Marianne’s romance with Colonel Brandon is similar. Their marriage is mentioned at the end of the book, but their romance is not really described. The narrator notes they waited a couple of years to marry until Marianne was older. While Marianne’s romantic attachment to Willoughby has been an important driver of the plot, her relationship with Brandon happens mostly offstage. And their marriage simply gives a happy ending to deserving characters.
Here I want to make it clear that I am speaking specifically about Austen’s books and not any kind of adaptation. There are some wonderful (and not so wonderful) movie adaptations of her novels which all tend to emphasize the romance in the stories. But, I would argue, this is imposing a modern sensibility on Austen.
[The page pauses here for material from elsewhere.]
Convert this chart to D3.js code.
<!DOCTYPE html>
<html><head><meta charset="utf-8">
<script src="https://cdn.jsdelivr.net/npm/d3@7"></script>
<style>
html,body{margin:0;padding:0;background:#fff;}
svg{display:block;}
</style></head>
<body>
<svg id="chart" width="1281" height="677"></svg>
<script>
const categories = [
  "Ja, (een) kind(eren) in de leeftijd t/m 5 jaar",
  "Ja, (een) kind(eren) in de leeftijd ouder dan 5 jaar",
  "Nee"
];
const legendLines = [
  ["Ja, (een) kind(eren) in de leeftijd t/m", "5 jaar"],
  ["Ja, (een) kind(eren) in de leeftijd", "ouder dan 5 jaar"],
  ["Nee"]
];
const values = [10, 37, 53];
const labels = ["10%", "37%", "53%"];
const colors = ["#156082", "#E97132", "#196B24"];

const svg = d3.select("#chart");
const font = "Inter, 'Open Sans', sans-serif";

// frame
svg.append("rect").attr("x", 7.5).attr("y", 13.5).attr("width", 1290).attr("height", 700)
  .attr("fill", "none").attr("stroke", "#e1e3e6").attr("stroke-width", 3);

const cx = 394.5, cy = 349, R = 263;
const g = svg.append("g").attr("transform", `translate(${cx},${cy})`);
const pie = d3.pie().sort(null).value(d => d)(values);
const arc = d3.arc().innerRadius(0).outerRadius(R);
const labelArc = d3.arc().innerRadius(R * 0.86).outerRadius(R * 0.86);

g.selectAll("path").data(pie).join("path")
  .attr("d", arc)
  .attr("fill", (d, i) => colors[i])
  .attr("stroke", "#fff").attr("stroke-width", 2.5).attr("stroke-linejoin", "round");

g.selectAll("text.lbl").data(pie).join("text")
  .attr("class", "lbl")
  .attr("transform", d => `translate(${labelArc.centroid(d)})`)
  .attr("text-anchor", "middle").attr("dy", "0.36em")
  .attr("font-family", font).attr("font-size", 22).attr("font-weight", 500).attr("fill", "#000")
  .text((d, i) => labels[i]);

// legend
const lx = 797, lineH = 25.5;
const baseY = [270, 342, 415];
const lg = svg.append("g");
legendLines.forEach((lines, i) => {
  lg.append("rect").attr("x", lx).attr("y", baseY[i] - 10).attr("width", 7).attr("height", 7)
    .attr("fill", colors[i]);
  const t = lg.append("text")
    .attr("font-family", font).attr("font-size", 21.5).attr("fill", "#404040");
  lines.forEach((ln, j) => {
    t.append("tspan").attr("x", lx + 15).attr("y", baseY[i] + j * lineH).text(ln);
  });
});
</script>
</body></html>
Today’s adapters and the audiences are primed for romance, so that is what we notice and cherish most about Austen’s work.
However, I’m not sure that Austen herself would have regarded romance as one of the most important elements (or maybe she would have, there’s no way to know). But she certainly would not have thought of her books as romances the same way we think about books by Nora Roberts, Julia Quinn, or Eloisa James. And that, I would argue, is one of Austen’s strengths. I have nothing against romance (it’s the primary genre I read and write), but because Austen was focused on so many other elements of storytelling she created very rich worlds that gave us so much fodder for various re-imaginings of her stories. Ironically most of these re-imaginings are romances. And I think that’s okay.
Although I think Austen would be startled by some of the variations on her stories, she would also be flattered and amazed. I believe she would also recognize that people read romance because they want more hope, optimism and love in their lives. Certainly her novels offer those qualities in abundance.